There is a second (perhaps even less commonly known) reason that geometry is potentially the “easiest” category of IMO problems, which is that key parts of the logical structure of most IMO geometry problems are propositional. That is, the assumptions in the problem and the goal to be proved are all quantifier-free logical propositions. (Note that the axioms and theorems in the geometry library do contain universal quantifiers.)

Partly propositional problem structure greatly simplifies the design of the minimum viable prover that can find proofs of non-trivial geometry problems. This is essentially the desideratum of Meringue.

On the other hand, such a minimum viable prover is not equipped to prove an arbitrary statement in first-order logic. In particular, proving first-order goals with (universal) quantifiers is not supported in the current implementation of Meringue. First-order goals and terms with quantifiers do appear in other IMO categories, including algebra and number theory. At the very least, a roadmap is needed for fully supporting first-order logic.

Backward-chaining provers are naturally equipped with the appropriate semantics of first-order unification, and so can prove first-order goals with quantifiers. So, one possible future generalization to other domains may be a hybrid approach that combines features of forward- and backward-chaining.
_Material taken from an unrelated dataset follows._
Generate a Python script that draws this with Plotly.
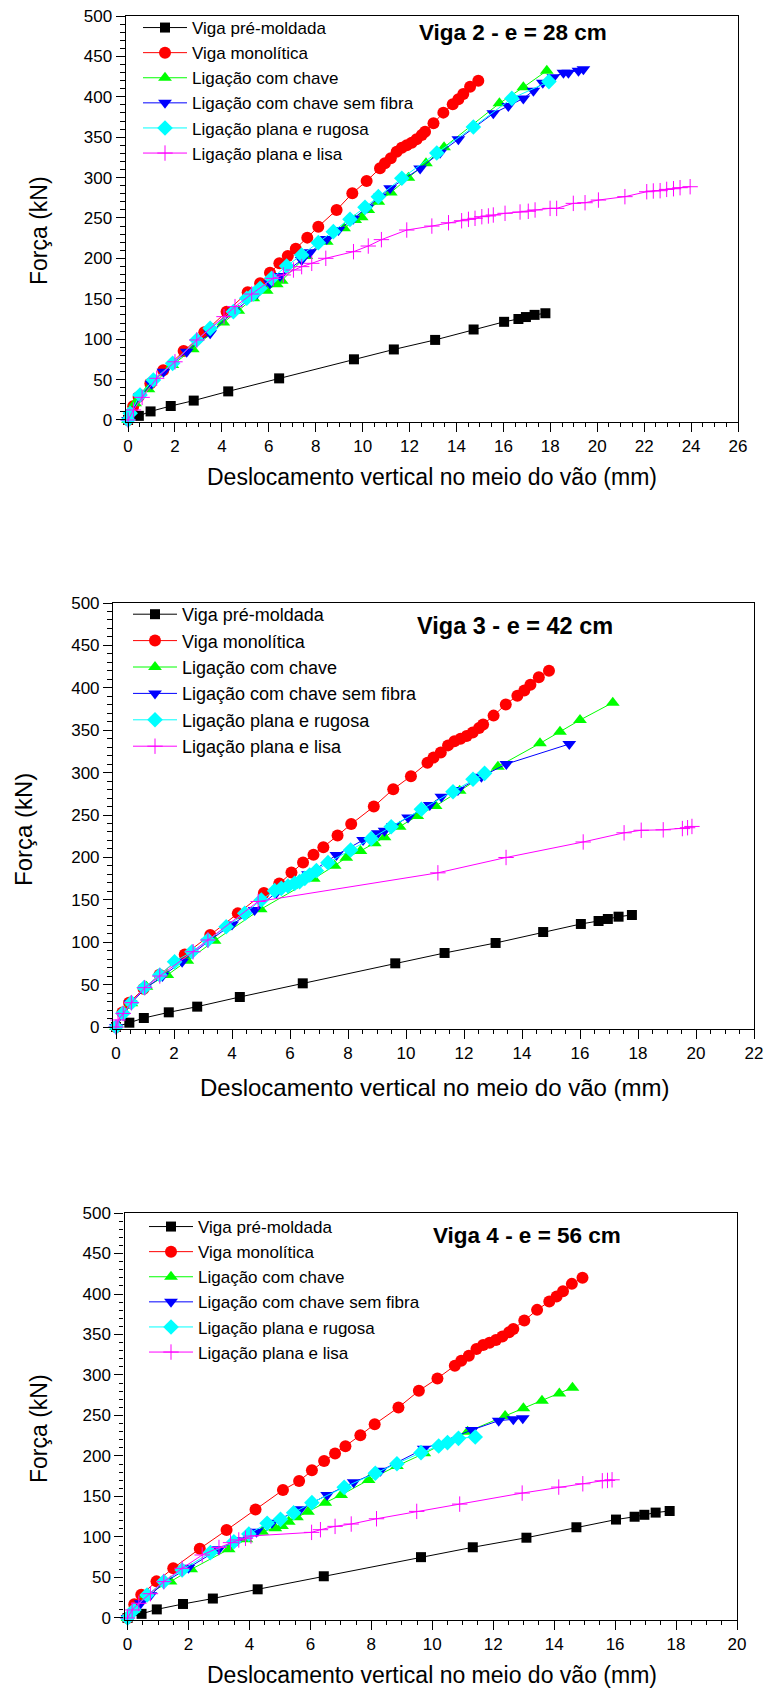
import plotly.graph_objects as go

# deslocamento vertical (mm) x força (kN), lidos do gráfico
# vigas de referência (iguais nos três gráficos)
premold_x = [0, 0.46, 0.96, 1.82, 2.80, 4.27, 6.44, 9.63, 11.33, 13.09, 14.73, 16.03, 16.64, 16.96, 17.33, 17.79]
premold_f = [0, 5.1, 10.6, 17.3, 24.0, 35.4, 51.5, 75.1, 87.3, 99.1, 112.0, 121.5, 125.0, 127.4, 130.1, 132.1]

mono_x = [0, 0.22, 0.45, 0.95, 1.50, 2.37, 3.25, 4.20, 5.10, 5.63, 6.05, 6.45, 6.81, 7.15, 7.64, 8.11, 8.89,
          9.56, 10.17, 10.74, 10.95, 11.20, 11.45, 11.67, 11.88, 12.09, 12.30, 12.52, 12.66, 13.02, 13.44,
          13.84, 14.08, 14.29, 14.58, 14.93]
mono_f = [0, 17, 28.6, 45.2, 61.5, 85.5, 108.5, 134.0, 158.0, 169.1, 182.3, 193.9, 203.0, 212.0, 225.7, 239.3,
          259.9, 280.5, 295.8, 311.5, 317.7, 323.8, 332.1, 337.0, 339.9, 343.2, 347.4, 352.7, 356.8, 367.2,
          380.4, 390.7, 396.9, 403.5, 412.5, 420.0]

# Viga 2 - e = 28 cm
v2_chave_x = [0, 0.30, 0.87, 1.89, 2.76, 4.06, 4.70, 5.34, 5.91, 6.34, 6.55, 7.60, 8.47, 9.21, 9.68, 9.96,
              10.24, 10.67, 11.20, 11.95, 12.70, 13.47, 15.83, 16.85, 17.85]
v2_chave_f = [0, 20.6, 38.0, 68.1, 87.5, 120.5, 135.3, 150.6, 160.1, 167.9, 172.4, 203.0, 220.7, 237.2, 247.5,
              250.8, 259.9, 270.2, 281.4, 299.9, 317.7, 337.5, 391.9, 411.7, 432.3]
v2_semfibra_x = [0, 0.50, 1.00, 1.51, 2.50, 3.50, 4.50, 5.50, 6.05, 6.48, 7.40, 7.76, 8.47, 8.97, 9.60, 10.20,
                 10.74, 11.17, 12.45, 13.30, 14.08, 15.57, 16.21, 16.85, 17.28, 17.68, 18.13, 18.56, 18.77,
                 19.20, 19.41]
v2_semfibra_f = [0, 29, 45, 59.8, 84.6, 107.3, 134, 157, 169.1, 178.2, 198.0, 207.5, 224.0, 235.1, 249, 263,
                 276.4, 286.7, 311.4, 330.9, 347.4, 379.5, 388.6, 398.0, 407.5, 417.3, 424.1, 429.9, 429.9,
                 432.3, 434.0]
v2_rugosa_x = [0, 0.09, 0.51, 1.08, 1.90, 2.93, 3.50, 4.49, 5.06, 5.34, 5.63, 6.12, 6.76, 7.40, 8.11, 8.75,
               9.46, 10.10, 10.67, 11.67, 13.16, 14.72, 16.36, 17.94]
v2_rugosa_f = [0, 8.3, 30.9, 49.5, 70.1, 99.0, 113.4, 134.1, 150.6, 155.9, 163.0, 175.3, 190.6, 204.2, 219.5,
               233.1, 248.3, 263.2, 276.4, 299.1, 330.5, 362.6, 398.0, 418.8]
v2_lisa_x = [0, 0.23, 0.60, 1.22, 2.00, 2.93, 4.09, 4.56, 5.27, 6.19, 6.62, 7.05, 7.40, 7.83, 8.43, 9.61,
             10.24, 10.80, 11.88, 12.95, 13.66, 14.22, 14.51, 14.79, 15.08, 15.36, 15.57, 16.07, 16.71, 17.06,
             17.35, 17.99, 18.27, 18.98, 19.48, 20.05, 21.18, 22.11, 22.39, 22.68, 22.96, 23.25, 23.53, 23.96]
v2_lisa_f = [0, 12.4, 28, 51.6, 72, 99.0, 127.9, 140.3, 155.9, 175.3, 179.5, 185.6, 189.8, 193.9, 200.1, 208.3,
             215.3, 223.2, 235.1, 240.0, 244.1, 246.6, 248.3, 249.6, 251.6, 252.5, 253.7, 255.8, 257.4, 258.3,
             259.9, 261.9, 261.9, 268.1, 268.9, 272.2, 276.4, 282.5, 283.4, 283.8, 285.4, 286.2, 287.5, 288.7]

# Viga 3 - e = 42 cm
v3_chave_x = [0, 0.53, 1.05, 1.77, 2.46, 3.40, 4.99, 6.82, 7.54, 7.94, 8.43, 8.92, 9.26, 9.78, 10.39, 11.02,
              11.85, 13.17, 14.62, 15.31, 16.00, 17.13]
v3_chave_f = [0, 27.9, 47.6, 61.3, 78.2, 101.8, 138.8, 174.9, 190.3, 199.7, 207.5, 216.6, 223.7, 236.2, 248.8,
              260.6, 278.7, 307.0, 334.5, 348.3, 362.0, 382.5]
v3_semfibra_x = [0, 0.50, 1.00, 1.60, 2.28, 3.17, 4.00, 4.78, 5.53, 6.62, 7.60, 8.52, 9.03, 9.26, 9.55, 10.07,
                 10.82, 11.22, 11.79, 12.60, 13.46, 15.63]
v3_semfibra_f = [0, 28, 45, 60, 77.0, 100.6, 121, 138.0, 158.4, 180, 202.8, 220.5, 228.4, 231.5, 237.0, 247.2,
                 261.8, 271.6, 279.5, 295.2, 310.1, 333.7]
v3_rugosa_x = [0, 0.24, 0.53, 0.97, 1.51, 2.02, 2.62, 3.17, 3.80, 4.44, 5.01, 5.47, 5.70, 5.93, 6.16, 6.33,
               6.51, 6.68, 6.91, 7.31, 8.09, 8.80, 9.49, 10.53, 11.62, 12.31, 12.71]
v3_rugosa_f = [0, 16.1, 28.7, 46.4, 61.3, 77.0, 88.8, 102.6, 118.3, 134.0, 149.8, 160.8, 163.5, 166.3, 169.4,
               171.4, 175.3, 179.2, 184.4, 193.8, 208.7, 222.1, 236.2, 256.7, 277.5, 292.1, 299.1]
v3_lisa_x = [0, 0.07, 0.25, 0.53, 0.99, 1.51, 2.66, 3.17, 4.90, 11.10, 13.45, 16.11, 17.52, 18.11, 18.87,
             19.53, 19.71, 19.86]
v3_lisa_f = [0, 8.3, 16, 28.7, 46.4, 60.1, 88.8, 102.6, 148, 181.8, 199.9, 218.2, 229, 232, 232.5, 234, 235,
             236.5]

# Viga 4 - e = 56 cm
v4_chave_x = [0, 0.20, 0.59, 1.41, 2.09, 3.32, 3.90, 4.42, 4.85, 5.07, 5.29, 5.56, 5.92, 6.49, 7.01, 7.91,
              8.84, 9.74, 11.16, 12.39, 12.99, 13.60, 14.17, 14.60]
v4_chave_f = [0, 10, 28.4, 44.9, 60.1, 84.8, 97.1, 106.6, 110.7, 113.6, 118.9, 124.3, 131.3, 142.4, 151.9,
              170.4, 187.7, 203.3, 230.0, 249.4, 258.8, 268.3, 277.3, 284.4]
v4_semfibra_x = [0, 0.43, 0.75, 1.19, 2.00, 2.99, 3.60, 4.23, 4.74, 5.67, 6.55, 7.42, 8.30, 9.72, 11.30,
                 12.18, 12.66, 12.97]
v4_semfibra_f = [0, 18.1, 28, 43.6, 62, 84.8, 96, 106.6, 117.7, 134.2, 151.9, 167.5, 181.7, 208.8, 232.1,
                 243.6, 245.3, 246.5]
v4_rugosa_x = [0, 0.21, 0.64, 1.19, 1.79, 2.72, 3.49, 3.98, 4.58, 5.02, 5.45, 6.05, 7.11, 8.13, 8.84, 9.63,
               10.21, 10.50, 10.86, 11.41]
v4_rugosa_f = [0, 9.9, 28.4, 44.9, 59.3, 80.7, 94.2, 103.7, 116.9, 121.8, 130.0, 142.4, 161.3, 178.6, 190.5,
               204.1, 212.3, 216.5, 221.8, 223.5]
v4_lisa_x = [0, 0.15, 0.37, 0.75, 1.19, 1.79, 2.45, 3.00, 3.38, 3.65, 3.87, 4.05, 6.04, 6.33, 6.81, 7.34,
             8.17, 9.49, 10.90, 12.95, 14.15, 14.94, 15.58, 15.75, 15.90]
v4_lisa_f = [0, 9.9, 18.1, 30, 44.9, 61.3, 77.8, 87, 93.0, 96.3, 98.4, 101.2, 105.7, 109.0, 113.1, 116.0,
             122.5, 131.6, 140.6, 154.2, 161.6, 165.7, 169.4, 169.8, 170.6]

names = ["Viga pré-moldada", "Viga monolítica", "Ligação com chave",
         "Ligação com chave sem fibra", "Ligação plana e rugosa", "Ligação plana e lisa"]
titles = ["Viga 2 - e = 28 cm", "Viga 3 - e = 42 cm", "Viga 4 - e = 56 cm"]
xmax = [26, 22, 20]

series = [
    [(premold_x, premold_f), (mono_x, mono_f), (v2_chave_x, v2_chave_f),
     (v2_semfibra_x, v2_semfibra_f), (v2_rugosa_x, v2_rugosa_f), (v2_lisa_x, v2_lisa_f)],
    [(premold_x, premold_f), (mono_x, mono_f), (v3_chave_x, v3_chave_f),
     (v3_semfibra_x, v3_semfibra_f), (v3_rugosa_x, v3_rugosa_f), (v3_lisa_x, v3_lisa_f)],
    [(premold_x, premold_f), (mono_x, mono_f), (v4_chave_x, v4_chave_f),
     (v4_semfibra_x, v4_semfibra_f), (v4_rugosa_x, v4_rugosa_f), (v4_lisa_x, v4_lisa_f)],
]

colors = ["#000000", "#FF0000", "#00FF00", "#0000FF", "#00FFFF", "#FF00FF"]
symbols = ["square", "circle", "triangle-up", "triangle-down", "diamond", "cross-thin-open"]
sizes = [10, 12, 12, 12, 12, 11]

W, H = 766, 1688
FONT = "Liberation Sans, Arial, sans-serif"

# plot areas in pixels: (left, right, top, bottom)
boxes = [(125.7, 738, 16, 421.6), (113.1, 754, 603, 1028.7), (124.5, 737, 1213, 1619.6)]
legend_pos = [(138, 10), (128, 596), (144, 1209)]
legend_font = [17, 18, 17]
title_pos = [(513, 33), (515, 626), (527, 1235)]
title_size = [22.5, 23.5, 22.5]
ytitle_pos = [(39, 231), (24, 830), (39, 1429)]
xtitle_pos = [(432, 477), (435, 1087), (432, 1675)]
xtitle_size = [23, 24, 23]

fig = go.Figure()
layout = dict(width=W, height=H, margin=dict(l=0, r=0, t=0, b=0, autoexpand=False),
              paper_bgcolor="white", plot_bgcolor="white",
              font=dict(family=FONT, color="black"), annotations=[])

for p in range(3):
    sfx = "" if p == 0 else str(p + 1)
    leg = "legend" + sfx
    for k in range(6):
        xs, fs = series[p][k]
        mk = dict(symbol=symbols[k], size=sizes[k], color=colors[k])
        if k == 5:
            mk["line"] = dict(color=colors[k], width=1)
        fig.add_trace(go.Scatter(x=xs, y=fs, mode="lines+markers", name=names[k],
                                 line=dict(color=colors[k], width=1), marker=mk,
                                 xaxis="x" + sfx, yaxis="y" + sfx, legend=leg,
                                 cliponaxis=False))

    l, r, t, b = boxes[p]
    common = dict(showline=True, linecolor="black", linewidth=1.3, mirror=True,
                  ticks="outside", ticklen=9, tickwidth=1, tickcolor="black",
                  showgrid=False, zeroline=False, tick0=0,
                  tickfont=dict(family=FONT, size=17, color="black"))
    layout["xaxis" + sfx] = dict(common, domain=[l / W, r / W], range=[-0.1, xmax[p]], dtick=2,
                                 anchor="y" + sfx, ticklabelstandoff=0,
                                 minor=dict(dtick=0.5, ticklen=4.5, tickwidth=1, tickcolor="black",
                                            ticks="outside"))
    layout["yaxis" + sfx] = dict(common, domain=[1 - b / H, 1 - t / H], range=[-2, 500], dtick=50,
                                 anchor="x" + sfx,
                                 minor=dict(dtick=10, ticklen=4.5, tickwidth=1, tickcolor="black",
                                            ticks="outside"))
    lx, ly = legend_pos[p]
    layout[leg] = dict(x=lx / W, y=1 - ly / H, xanchor="left", yanchor="top",
                       bgcolor="rgba(0,0,0,0)", borderwidth=0, itemwidth=44,
                       font=dict(family=FONT, size=legend_font[p], color="black"),
                       tracegroupgap=0)

    tx, ty = title_pos[p]
    layout["annotations"].append(dict(text="<b>" + titles[p] + "</b>", x=tx / W, y=1 - ty / H,
                                      xref="paper", yref="paper", showarrow=False,
                                      xanchor="center", yanchor="middle",
                                      font=dict(family=FONT, size=title_size[p], color="black")))
    yx, yy = ytitle_pos[p]
    layout["annotations"].append(dict(text="Força (kN)", x=yx / W, y=1 - yy / H, textangle=-90,
                                      xref="paper", yref="paper", showarrow=False,
                                      xanchor="center", yanchor="middle",
                                      font=dict(family=FONT, size=xtitle_size[p], color="black")))
    xx, xy = xtitle_pos[p]
    layout["annotations"].append(dict(text="Deslocamento vertical no meio do vão (mm)",
                                      x=xx / W, y=1 - xy / H, xref="paper", yref="paper",
                                      showarrow=False, xanchor="center", yanchor="middle",
                                      font=dict(family=FONT, size=xtitle_size[p], color="black")))

fig.update_layout(**layout)
# the page body has a default 8px margin; drop it so the figure fills the window
fig.write_html("out.html", config={"displayModeBar": False},
               post_script="document.body.style.margin='0';")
It is also possible to design forward-chaining alone with first-order unification, though such a design would need higher-order deduction rules.

Another approach would involve the translation of first-order goals and terms into logically equivalent propositional goals via quotation and unquotation [Q81]. In fact, we have successfully performed small scale experiments on finding proofs of abstract algebra problems using a simple implementation of the quotation-based approach.

There are other domains, including combinatorics, which will need extensions to the logical language in order to be effectively formalized. The relevant extensions are likely to include imperative effects and first-class logical contexts.

Going beyond the design of the logical framework, there are also extra-logical aspects of problem-solving that will need to be addressed. For example, plugging in small constants or guessing solutions are common techniques that do not seem strictly “logical” but are more “heuristic,” yet are also likely to be necessary to efficiently solve problems within a time limit.

Closely related to the synthesis of logical and heuristic methods is the very broad notion of “learned reasoning,” of which LLMs are the most representative example today. We expect fusions of LLMs with solvers to be a very promising direction.

Automated construction of libraries



Could the construction of formal libraries for provers (in general domains) also be scaled up?

The near term answer is to directly use existing LLMs, or LLM-based systems, to perform the task of distilling formal relations, rules, assumptions, and goals from mathematical texts; this is the auto-formalization approach.

An earlier note described an exact parser from natural language math into logical forms. Unlike pretrained LLMs, which trade greater recall on many tasks and domains for lesser (though still impressive) precision, a parser chooses a narrower recall for greater precision on its domain of validity. The parser as described earlier can narrowly translate natural language statements of geometry problems into a logical form syntax capable of expressing propositional assumptions and proof goals.

Might such a parsing approach scale? As the original parser was handwritten, a natural next step could be to instead apply an LLM-based system to improve the parser in a process analogous to the dataset-based, test-driven-development followed by the human author. Whether one might expect such an approach to work depends on one’s view of LLM capabilities and scaling laws.

Acknowledgments



This note is the author’s attempt to answer questions posed during discussions with David Shin.

References



[Q81] Willard Van Orman Quine. Mathematical Logic (1981).